Archive for Thursday, March 9, 2006

Attention needed to preserve city core with western growth

March 9, 2006

Last week in a presentation at a joint De Soto City Council and Planning Commission session on land use planning for the west side, De Soto city engineer Mike Brungardt explained the importance of expanding existing east-west streets and developing others if the city's future growth area isn't to develop into two distinct inward looking communities.

The fact is more than streets will be needed to stitch together the neighborhoods that will develop near Edgerton Road and beyond and those that currently comprise De Soto. The challenge is to give those living in future subdivisions disconnected from what we now call Old Town by the Intervet campus, a Johnson County park and long stretches of flood plain a reason to visit or feel a part of what is now De Soto. It is safe to say that isn't going to be shopping for basic necessities. Those items will be offered in stores much closer to their homes.

Viewed from the future perspective, Lexington Avenue from 83rd Street to at least the railroad overpass could be seen in the same context as the historic downtown.
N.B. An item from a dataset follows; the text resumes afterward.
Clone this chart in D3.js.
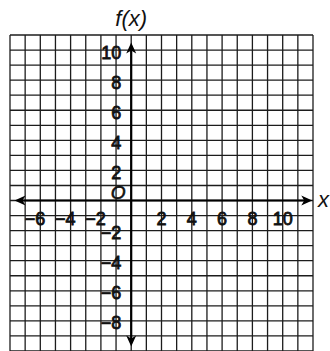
<!DOCTYPE html>
<html>
<head>
<meta charset="utf-8">
<script src="https://cdn.jsdelivr.net/npm/d3@7"></script>
<style>
  html, body { margin: 0; padding: 0; background: #fff; }
  svg { display: block; }
  text { font-family: "Liberation Sans", Arial, sans-serif; fill: #111; }
</style>
</head>
<body>
<div id="chart"></div>
<script>
// grid extent (graph units) and labels
var xDomain = [-8, 12];
var yDomain = [-10, 11];
var xTicks = [-6, -4, -2, 2, 4, 6, 8, 10];
var yTicks = [10, 8, 6, 4, 2, -2, -4, -6, -8];
var xAxisEnds = [-7.7, 11.95];
var yAxisEnds = [-9.7, 10.5];

var width = 330, height = 351;

var svg = d3.select("#chart").append("svg")
  .attr("width", width)
  .attr("height", height);

var x = d3.scaleLinear().domain(xDomain).range([10, 313]);
var y = d3.scaleLinear().domain(yDomain).range([351, 35]);

function fmt(v) { return v < 0 ? "\u2212" + Math.abs(v) : String(v); }

// graph paper grid
var grid = svg.append("g").attr("class", "grid")
  .attr("stroke", "#1c1c1c")
  .attr("stroke-width", 1.3);

grid.selectAll("line.v")
  .data(d3.range(xDomain[0], xDomain[1] + 1))
  .enter().append("line")
  .attr("class", "v")
  .attr("x1", function(d) { return x(d); })
  .attr("x2", function(d) { return x(d); })
  .attr("y1", y(yDomain[1]))
  .attr("y2", y(yDomain[0]));

grid.selectAll("line.h")
  .data(d3.range(yDomain[0], yDomain[1] + 1))
  .enter().append("line")
  .attr("class", "h")
  .attr("x1", x(xDomain[0]))
  .attr("x2", x(xDomain[1]))
  .attr("y1", function(d) { return y(d); })
  .attr("y2", function(d) { return y(d); });

// axes with arrow heads
var axes = svg.append("g").attr("class", "axes");

axes.append("line")
  .attr("x1", x(xAxisEnds[0]) + 4).attr("x2", x(xAxisEnds[1]) - 4)
  .attr("y1", y(0)).attr("y2", y(0))
  .attr("stroke", "#000").attr("stroke-width", 2.2);

axes.append("line")
  .attr("x1", x(0)).attr("x2", x(0))
  .attr("y1", y(yAxisEnds[1]) + 4).attr("y2", y(yAxisEnds[0]) - 4)
  .attr("stroke", "#000").attr("stroke-width", 2.2);

function arrow(tx, ty, angle) {
  axes.append("path")
    .attr("d", "M0,0 L-11,-5 L-8,0 L-11,5 Z")
    .attr("fill", "#000")
    .attr("transform", "translate(" + tx + "," + ty + ") rotate(" + angle + ")");
}
arrow(x(xAxisEnds[1]), y(0), 0);
arrow(x(xAxisEnds[0]), y(0), 180);
arrow(x(0), y(yAxisEnds[1]), -90);
arrow(x(0), y(yAxisEnds[0]), 90);

// tick labels
var labels = svg.append("g").attr("class", "labels")
  .attr("font-size", 18)
  .attr("stroke", "#111")
  .attr("stroke-width", 0.8);

labels.selectAll("text.xl")
  .data(xTicks)
  .enter().append("text")
  .attr("class", "xl")
  .attr("x", function(d) { return d < 0 ? x(d) + 5 : x(d); })
  .attr("y", y(0) + 24)
  .attr("text-anchor", function(d) { return d < 0 ? "end" : "middle"; })
  .text(fmt);

labels.selectAll("text.yl")
  .data(yTicks)
  .enter().append("text")
  .attr("class", "yl")
  .attr("x", x(0) - 10)
  .attr("y", function(d) { return y(d) + 8.5; })
  .attr("text-anchor", "end")
  .text(fmt);

// origin and axis names
svg.append("text")
  .attr("x", x(0) - 13).attr("y", y(0) - 2)
  .attr("text-anchor", "middle")
  .attr("font-size", 19).attr("font-style", "italic")
  .attr("stroke", "#111").attr("stroke-width", 0.6)
  .text("O");

svg.append("text")
  .attr("x", x(0)).attr("y", 26)
  .attr("text-anchor", "middle")
  .attr("font-size", 22).attr("font-style", "italic")
  .text("f(x)");

svg.append("text")
  .attr("x", 318).attr("y", y(0) + 6)
  .attr("font-size", 22).attr("font-style", "italic")
  .text("x");
</script>
</body>
</html>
They may seem separated now, but not when considered from two to three miles from the west. Future development in the Sunflower Army Ammunition Plant could further choke off the viability of downtown.

Fortunately, the area has one thing going that won't immediately be challenged. What will attract people is a commitment to make the downtown core and surrounding area the civic, cultural and, to some degree, recreational center of the community. What is going on with City Hall, the Community Center, the pool and the jewel that is Miller Park are very good starts in that regard.

Thankfully, city leaders understand the problem and have already started to consider ways to revitalize the area.

Last fall, the city and De Soto Chamber of Commerce invited planner Marty Shukert to do just that. At the end of a quick review of the city, he sketched out a plan for revitalization that tied together a triangle from Ottawa Street to the east Y. He has returned in recent weeks for research tours and is set to return in coming months with a fully developed plan.

Whatever is unveiled will surely require an investment from the city and the implementation of innovative incentives to entice partners. That will be needed to match the enthusiasm of developers with creative ideas about how they can join with the city to develop areas south and west of De Soto.